Request: Your answer should be a single number: how many lines in the data below hold the string "this".

-- Start of Supplied information --

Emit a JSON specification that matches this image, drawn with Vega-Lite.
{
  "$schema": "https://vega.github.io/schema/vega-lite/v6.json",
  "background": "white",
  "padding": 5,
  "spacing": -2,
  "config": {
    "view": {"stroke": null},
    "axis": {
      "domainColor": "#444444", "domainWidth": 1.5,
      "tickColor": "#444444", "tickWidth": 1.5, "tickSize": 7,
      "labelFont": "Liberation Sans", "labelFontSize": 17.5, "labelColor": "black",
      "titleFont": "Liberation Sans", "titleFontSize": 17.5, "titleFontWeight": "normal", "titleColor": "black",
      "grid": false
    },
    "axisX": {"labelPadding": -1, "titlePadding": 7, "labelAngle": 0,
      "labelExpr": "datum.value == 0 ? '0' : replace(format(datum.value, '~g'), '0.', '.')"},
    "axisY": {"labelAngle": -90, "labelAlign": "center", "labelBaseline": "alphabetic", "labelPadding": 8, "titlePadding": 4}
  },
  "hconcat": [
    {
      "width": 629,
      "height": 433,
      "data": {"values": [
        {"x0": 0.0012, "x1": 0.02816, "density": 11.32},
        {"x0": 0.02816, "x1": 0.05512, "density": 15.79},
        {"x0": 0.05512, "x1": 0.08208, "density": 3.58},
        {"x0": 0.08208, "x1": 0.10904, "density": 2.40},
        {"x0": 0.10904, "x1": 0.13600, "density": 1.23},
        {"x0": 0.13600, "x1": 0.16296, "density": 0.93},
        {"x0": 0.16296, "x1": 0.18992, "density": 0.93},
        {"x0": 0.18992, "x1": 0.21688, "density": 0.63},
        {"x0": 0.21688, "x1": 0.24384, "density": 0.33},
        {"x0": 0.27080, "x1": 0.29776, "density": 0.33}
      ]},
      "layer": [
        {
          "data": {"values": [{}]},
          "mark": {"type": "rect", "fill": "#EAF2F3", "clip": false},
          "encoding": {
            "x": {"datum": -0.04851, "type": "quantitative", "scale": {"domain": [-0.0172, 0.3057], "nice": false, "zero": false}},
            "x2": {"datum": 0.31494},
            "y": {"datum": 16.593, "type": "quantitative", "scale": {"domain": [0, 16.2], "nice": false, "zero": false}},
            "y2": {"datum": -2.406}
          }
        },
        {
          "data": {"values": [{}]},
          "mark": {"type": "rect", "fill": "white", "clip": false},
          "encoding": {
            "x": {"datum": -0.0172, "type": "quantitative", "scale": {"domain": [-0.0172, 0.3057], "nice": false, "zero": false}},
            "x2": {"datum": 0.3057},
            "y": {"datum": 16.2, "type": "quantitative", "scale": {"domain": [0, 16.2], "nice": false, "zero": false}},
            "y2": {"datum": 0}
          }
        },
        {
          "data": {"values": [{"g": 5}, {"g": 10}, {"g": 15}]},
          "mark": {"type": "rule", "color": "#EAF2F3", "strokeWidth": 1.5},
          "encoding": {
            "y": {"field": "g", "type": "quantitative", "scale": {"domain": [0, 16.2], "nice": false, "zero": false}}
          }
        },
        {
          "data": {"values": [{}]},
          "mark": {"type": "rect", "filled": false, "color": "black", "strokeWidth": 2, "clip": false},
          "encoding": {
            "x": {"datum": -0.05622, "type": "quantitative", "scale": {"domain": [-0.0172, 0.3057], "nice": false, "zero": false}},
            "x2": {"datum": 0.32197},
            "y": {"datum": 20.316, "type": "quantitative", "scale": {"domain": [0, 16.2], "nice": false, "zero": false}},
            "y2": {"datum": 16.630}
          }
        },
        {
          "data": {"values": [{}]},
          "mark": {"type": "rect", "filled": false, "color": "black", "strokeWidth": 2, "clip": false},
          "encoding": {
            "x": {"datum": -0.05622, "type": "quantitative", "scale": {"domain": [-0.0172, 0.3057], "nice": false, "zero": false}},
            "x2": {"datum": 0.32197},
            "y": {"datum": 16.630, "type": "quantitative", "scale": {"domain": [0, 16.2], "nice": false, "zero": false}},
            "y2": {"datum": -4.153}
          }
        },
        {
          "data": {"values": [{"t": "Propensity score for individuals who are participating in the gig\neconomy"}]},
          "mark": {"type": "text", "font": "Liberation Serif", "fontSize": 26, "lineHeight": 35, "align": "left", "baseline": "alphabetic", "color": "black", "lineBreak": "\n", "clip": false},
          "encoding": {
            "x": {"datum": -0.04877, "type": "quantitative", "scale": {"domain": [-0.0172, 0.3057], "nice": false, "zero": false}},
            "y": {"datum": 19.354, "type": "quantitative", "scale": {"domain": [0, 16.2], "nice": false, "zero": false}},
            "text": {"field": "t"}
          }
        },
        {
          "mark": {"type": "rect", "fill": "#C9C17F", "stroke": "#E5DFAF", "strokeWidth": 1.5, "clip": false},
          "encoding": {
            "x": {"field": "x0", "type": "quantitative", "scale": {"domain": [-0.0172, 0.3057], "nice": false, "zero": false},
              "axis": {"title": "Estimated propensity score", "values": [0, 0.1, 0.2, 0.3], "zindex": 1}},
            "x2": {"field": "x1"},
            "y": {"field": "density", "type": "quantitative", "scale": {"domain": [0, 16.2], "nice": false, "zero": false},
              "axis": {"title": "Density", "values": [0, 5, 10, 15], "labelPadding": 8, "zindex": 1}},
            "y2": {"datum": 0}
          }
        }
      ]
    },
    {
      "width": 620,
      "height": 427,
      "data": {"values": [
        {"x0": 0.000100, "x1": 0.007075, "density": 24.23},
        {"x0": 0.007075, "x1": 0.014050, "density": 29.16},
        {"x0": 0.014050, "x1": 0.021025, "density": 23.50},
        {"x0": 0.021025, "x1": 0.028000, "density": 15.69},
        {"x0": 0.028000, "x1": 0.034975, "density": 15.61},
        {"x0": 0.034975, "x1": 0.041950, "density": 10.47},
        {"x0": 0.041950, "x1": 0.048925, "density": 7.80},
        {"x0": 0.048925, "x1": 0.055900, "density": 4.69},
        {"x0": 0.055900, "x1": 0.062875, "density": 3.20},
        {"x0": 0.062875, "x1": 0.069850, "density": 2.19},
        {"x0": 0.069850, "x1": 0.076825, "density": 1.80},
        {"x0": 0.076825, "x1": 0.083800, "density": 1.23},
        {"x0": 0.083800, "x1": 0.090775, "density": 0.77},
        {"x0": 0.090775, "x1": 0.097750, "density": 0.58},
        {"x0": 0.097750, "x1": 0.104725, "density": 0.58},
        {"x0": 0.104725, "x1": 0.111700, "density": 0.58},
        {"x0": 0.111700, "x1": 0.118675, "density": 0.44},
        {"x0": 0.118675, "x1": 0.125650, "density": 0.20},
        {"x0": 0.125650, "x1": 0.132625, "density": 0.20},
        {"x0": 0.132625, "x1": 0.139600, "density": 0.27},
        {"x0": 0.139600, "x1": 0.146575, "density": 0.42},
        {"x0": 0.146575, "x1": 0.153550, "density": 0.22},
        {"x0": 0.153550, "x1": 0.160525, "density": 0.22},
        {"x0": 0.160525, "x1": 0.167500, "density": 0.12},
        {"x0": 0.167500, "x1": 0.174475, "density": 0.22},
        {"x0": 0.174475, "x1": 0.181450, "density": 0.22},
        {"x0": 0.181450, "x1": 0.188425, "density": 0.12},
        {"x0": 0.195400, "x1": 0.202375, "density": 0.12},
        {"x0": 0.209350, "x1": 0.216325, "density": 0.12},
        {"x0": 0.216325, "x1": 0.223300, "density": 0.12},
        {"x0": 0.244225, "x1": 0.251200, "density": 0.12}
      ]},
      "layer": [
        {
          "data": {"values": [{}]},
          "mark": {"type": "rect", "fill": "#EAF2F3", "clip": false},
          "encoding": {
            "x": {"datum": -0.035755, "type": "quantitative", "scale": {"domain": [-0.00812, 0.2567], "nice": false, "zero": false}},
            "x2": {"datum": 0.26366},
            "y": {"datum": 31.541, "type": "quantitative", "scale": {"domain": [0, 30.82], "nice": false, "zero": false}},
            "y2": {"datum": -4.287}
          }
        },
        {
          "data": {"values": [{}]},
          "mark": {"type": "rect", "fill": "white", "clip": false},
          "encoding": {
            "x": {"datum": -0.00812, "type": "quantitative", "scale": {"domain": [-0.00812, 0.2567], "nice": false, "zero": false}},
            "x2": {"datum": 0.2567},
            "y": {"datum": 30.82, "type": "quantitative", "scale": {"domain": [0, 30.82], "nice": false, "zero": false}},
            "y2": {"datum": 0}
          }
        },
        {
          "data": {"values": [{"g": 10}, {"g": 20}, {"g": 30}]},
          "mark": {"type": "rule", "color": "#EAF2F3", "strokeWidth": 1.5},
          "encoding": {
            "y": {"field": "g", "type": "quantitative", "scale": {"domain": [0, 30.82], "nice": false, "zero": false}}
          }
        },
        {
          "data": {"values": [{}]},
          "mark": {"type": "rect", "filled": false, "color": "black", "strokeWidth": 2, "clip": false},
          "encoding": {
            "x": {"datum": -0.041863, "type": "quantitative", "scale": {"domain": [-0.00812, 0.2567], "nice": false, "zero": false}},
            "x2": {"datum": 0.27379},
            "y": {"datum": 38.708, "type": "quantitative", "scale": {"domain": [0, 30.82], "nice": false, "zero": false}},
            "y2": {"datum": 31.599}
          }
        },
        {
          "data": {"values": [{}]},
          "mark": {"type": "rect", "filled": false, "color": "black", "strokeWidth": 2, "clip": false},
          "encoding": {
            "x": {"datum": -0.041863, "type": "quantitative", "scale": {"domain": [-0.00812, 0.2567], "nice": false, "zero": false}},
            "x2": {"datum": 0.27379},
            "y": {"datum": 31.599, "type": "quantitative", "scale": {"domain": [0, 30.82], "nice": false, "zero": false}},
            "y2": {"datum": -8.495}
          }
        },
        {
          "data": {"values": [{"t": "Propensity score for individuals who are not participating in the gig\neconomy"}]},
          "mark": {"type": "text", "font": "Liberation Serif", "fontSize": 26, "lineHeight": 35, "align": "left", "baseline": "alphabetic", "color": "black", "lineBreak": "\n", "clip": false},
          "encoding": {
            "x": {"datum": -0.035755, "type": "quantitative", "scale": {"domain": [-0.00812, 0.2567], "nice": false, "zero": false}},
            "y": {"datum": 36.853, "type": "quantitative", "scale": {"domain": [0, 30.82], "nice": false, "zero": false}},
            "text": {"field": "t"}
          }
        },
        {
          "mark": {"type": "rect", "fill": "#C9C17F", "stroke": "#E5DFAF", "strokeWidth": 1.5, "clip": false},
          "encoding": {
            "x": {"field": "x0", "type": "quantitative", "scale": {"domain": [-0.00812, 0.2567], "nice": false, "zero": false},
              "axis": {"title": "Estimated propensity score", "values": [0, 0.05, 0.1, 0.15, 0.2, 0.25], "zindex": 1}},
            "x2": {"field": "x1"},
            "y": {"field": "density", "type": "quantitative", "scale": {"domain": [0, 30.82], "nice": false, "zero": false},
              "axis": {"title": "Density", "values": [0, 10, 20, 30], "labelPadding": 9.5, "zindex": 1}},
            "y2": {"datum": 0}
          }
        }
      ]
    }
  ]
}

-- End of Supplied information --
-- Start of Supplied information --

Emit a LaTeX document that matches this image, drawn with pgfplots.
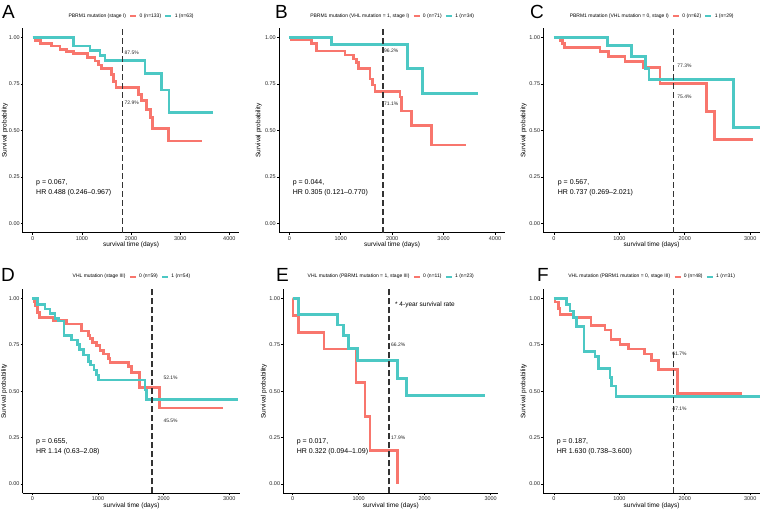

-- End of Supplied information --
-- Start of Supplied information --

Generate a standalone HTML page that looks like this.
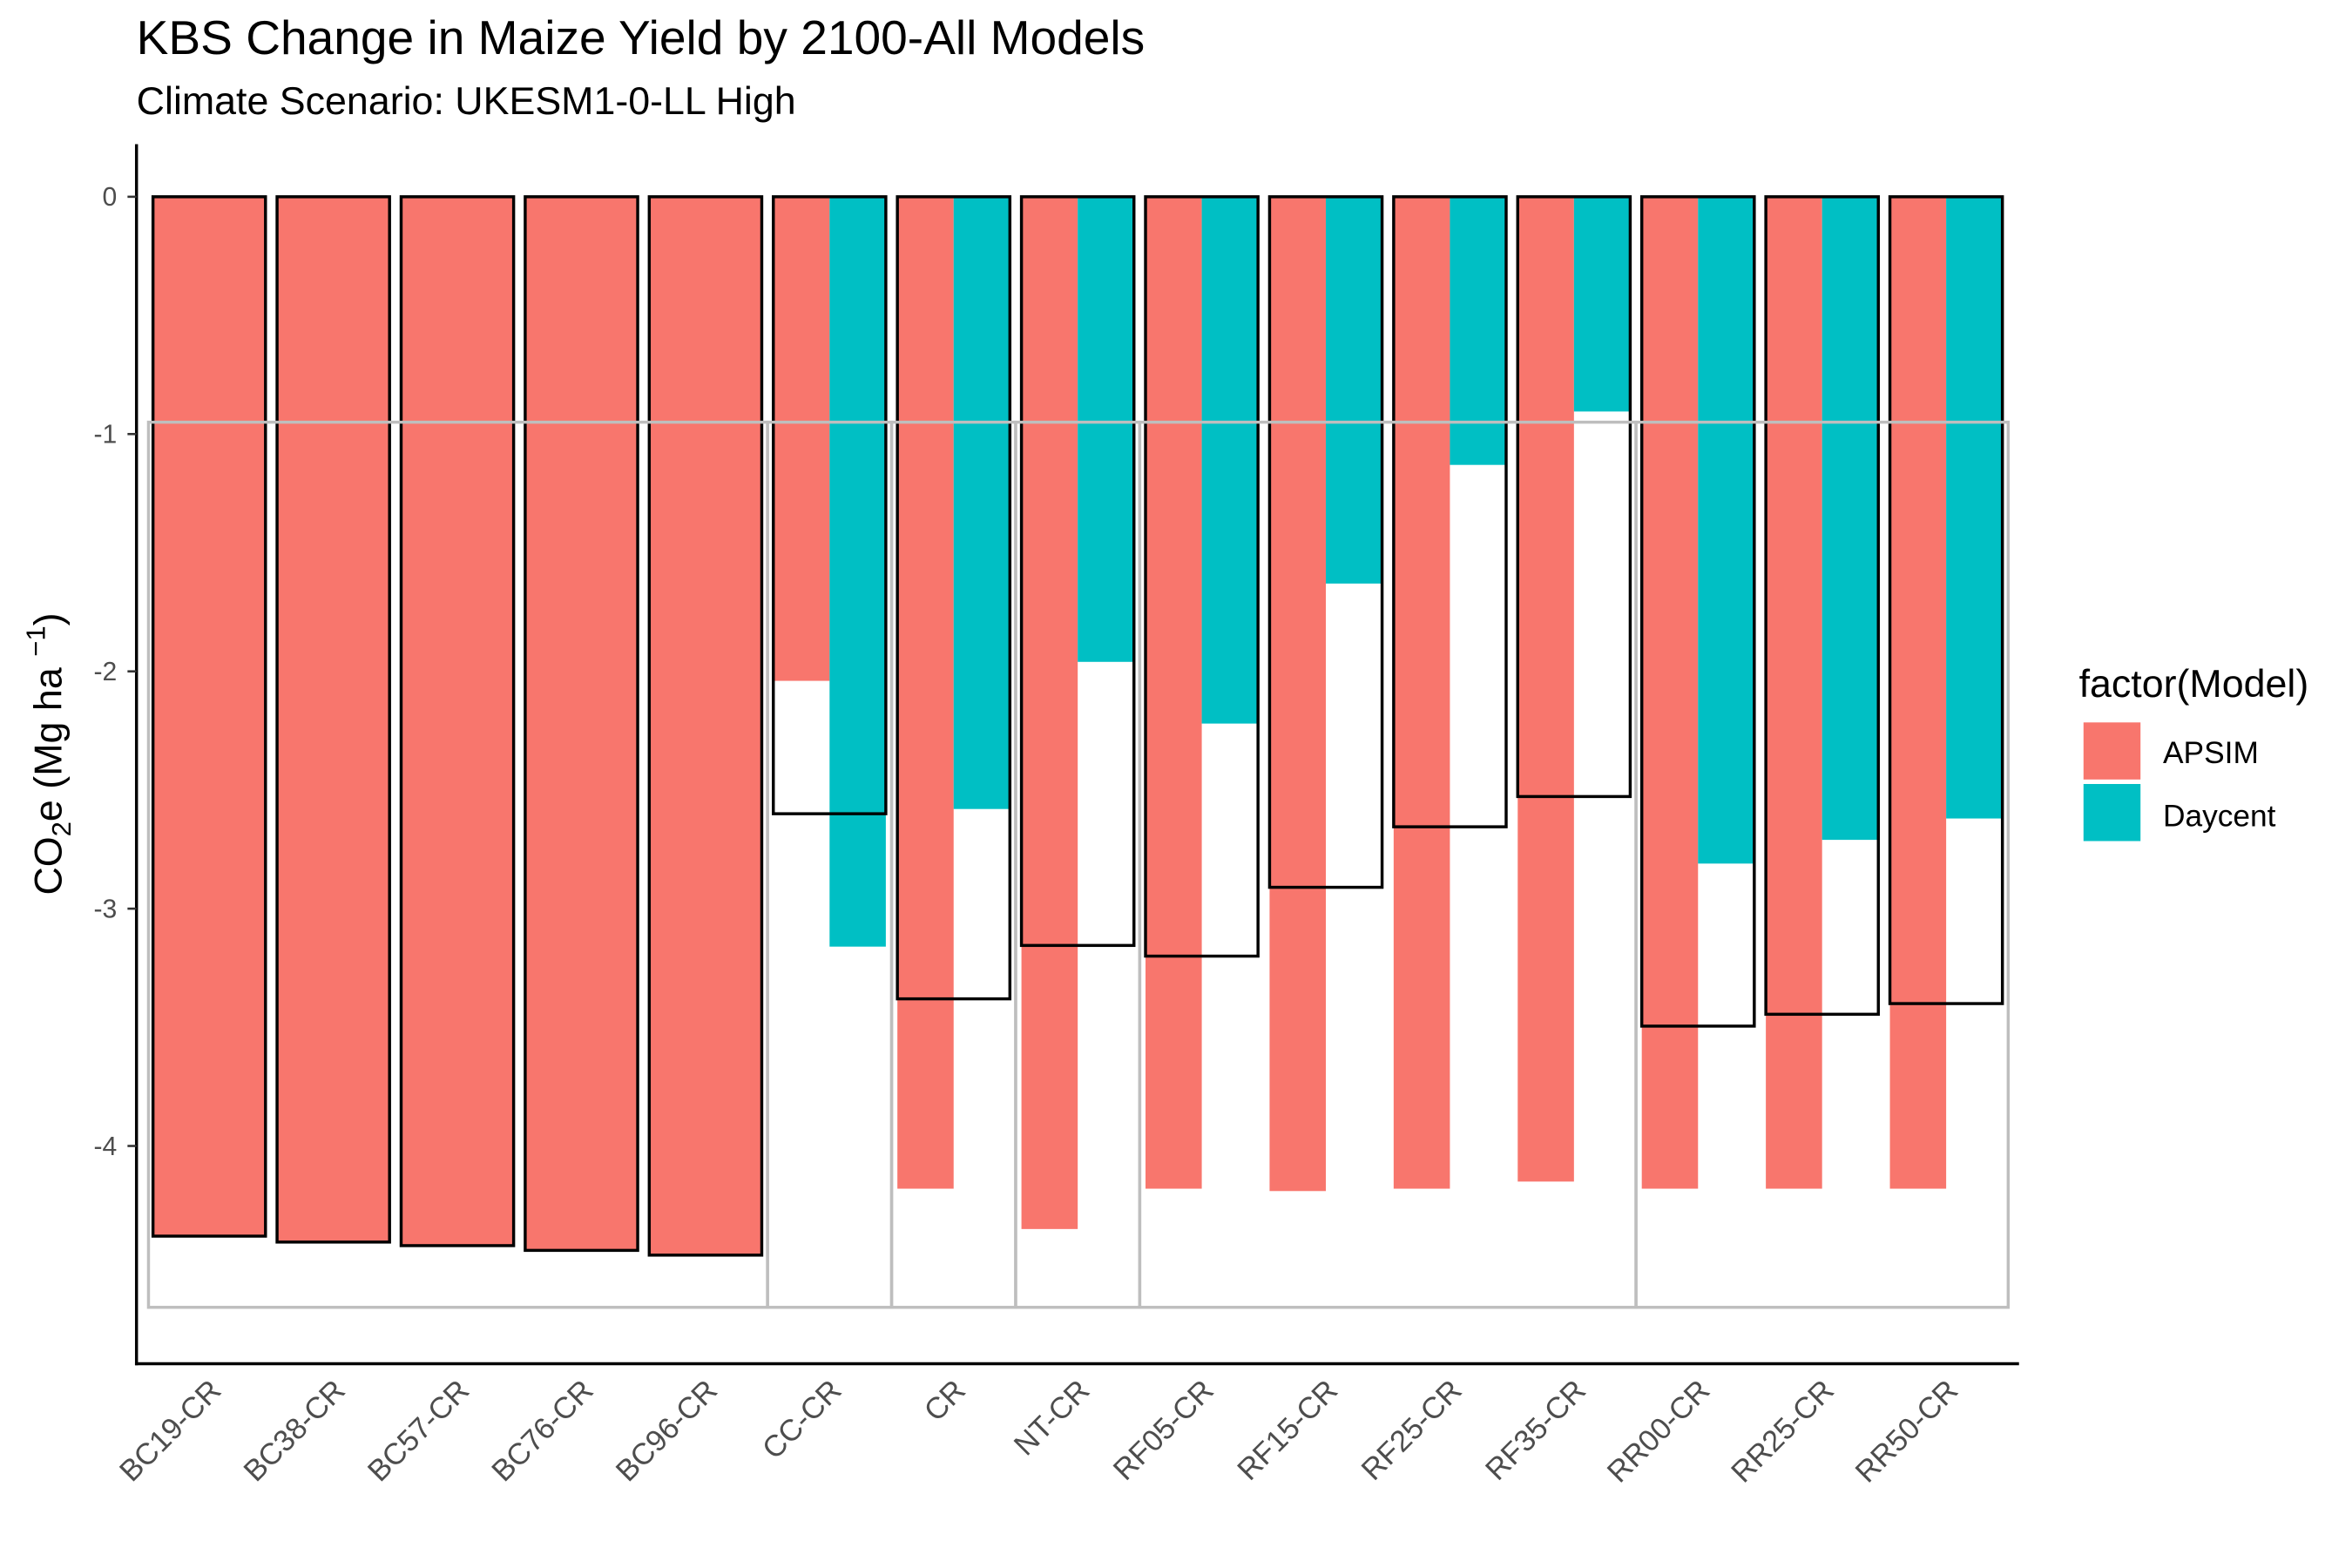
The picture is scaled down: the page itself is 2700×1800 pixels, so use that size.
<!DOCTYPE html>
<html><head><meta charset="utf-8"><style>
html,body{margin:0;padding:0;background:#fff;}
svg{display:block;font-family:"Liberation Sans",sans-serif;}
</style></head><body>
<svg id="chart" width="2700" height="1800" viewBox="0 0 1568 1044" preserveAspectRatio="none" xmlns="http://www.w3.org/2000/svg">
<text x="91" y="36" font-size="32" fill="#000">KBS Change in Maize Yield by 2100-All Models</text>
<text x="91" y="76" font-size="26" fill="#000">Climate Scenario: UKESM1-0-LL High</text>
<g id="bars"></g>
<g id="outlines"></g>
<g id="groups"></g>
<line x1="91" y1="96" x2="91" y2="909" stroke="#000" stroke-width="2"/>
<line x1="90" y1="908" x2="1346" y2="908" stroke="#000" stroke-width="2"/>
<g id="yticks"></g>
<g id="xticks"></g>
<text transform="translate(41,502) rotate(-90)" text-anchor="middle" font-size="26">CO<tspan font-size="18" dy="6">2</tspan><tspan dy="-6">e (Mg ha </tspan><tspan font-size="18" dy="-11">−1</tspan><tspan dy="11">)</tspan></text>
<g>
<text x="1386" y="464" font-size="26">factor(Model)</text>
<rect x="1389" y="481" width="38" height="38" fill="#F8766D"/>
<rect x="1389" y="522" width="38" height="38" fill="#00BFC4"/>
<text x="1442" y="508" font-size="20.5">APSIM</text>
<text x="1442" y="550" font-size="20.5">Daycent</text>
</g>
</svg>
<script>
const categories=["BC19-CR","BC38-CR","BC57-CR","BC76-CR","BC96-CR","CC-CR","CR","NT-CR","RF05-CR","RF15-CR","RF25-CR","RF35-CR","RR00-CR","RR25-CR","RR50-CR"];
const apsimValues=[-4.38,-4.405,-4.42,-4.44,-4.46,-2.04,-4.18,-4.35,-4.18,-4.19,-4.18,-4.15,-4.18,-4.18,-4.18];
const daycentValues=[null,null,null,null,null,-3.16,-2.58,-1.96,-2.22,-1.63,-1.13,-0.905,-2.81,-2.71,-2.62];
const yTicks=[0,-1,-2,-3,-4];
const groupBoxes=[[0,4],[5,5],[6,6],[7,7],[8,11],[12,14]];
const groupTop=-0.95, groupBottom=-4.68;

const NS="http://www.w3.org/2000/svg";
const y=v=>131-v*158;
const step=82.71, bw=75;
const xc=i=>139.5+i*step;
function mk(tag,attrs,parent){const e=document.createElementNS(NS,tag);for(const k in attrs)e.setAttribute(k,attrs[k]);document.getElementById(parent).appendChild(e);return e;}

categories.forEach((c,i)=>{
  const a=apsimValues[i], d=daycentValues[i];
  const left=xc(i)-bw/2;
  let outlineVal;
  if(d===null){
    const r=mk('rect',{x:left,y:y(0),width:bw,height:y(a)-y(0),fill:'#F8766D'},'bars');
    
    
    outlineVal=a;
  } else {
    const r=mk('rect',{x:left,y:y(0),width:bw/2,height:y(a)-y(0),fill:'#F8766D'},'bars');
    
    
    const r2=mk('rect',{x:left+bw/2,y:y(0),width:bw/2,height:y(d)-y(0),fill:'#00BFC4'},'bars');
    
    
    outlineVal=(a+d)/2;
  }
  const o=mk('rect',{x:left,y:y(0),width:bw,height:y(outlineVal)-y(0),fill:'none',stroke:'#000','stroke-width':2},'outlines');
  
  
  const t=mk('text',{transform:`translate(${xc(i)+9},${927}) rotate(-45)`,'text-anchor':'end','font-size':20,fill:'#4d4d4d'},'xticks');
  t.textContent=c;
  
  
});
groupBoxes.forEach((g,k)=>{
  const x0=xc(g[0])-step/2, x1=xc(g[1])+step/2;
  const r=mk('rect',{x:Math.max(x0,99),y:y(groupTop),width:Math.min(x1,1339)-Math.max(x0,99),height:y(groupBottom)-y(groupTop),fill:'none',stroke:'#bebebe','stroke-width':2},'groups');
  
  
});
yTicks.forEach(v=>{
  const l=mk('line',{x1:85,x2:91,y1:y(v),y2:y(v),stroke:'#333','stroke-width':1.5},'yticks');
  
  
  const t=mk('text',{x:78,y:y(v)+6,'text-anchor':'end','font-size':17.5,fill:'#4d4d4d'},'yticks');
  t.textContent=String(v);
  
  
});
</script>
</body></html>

-- End of Supplied information --

The solution: 3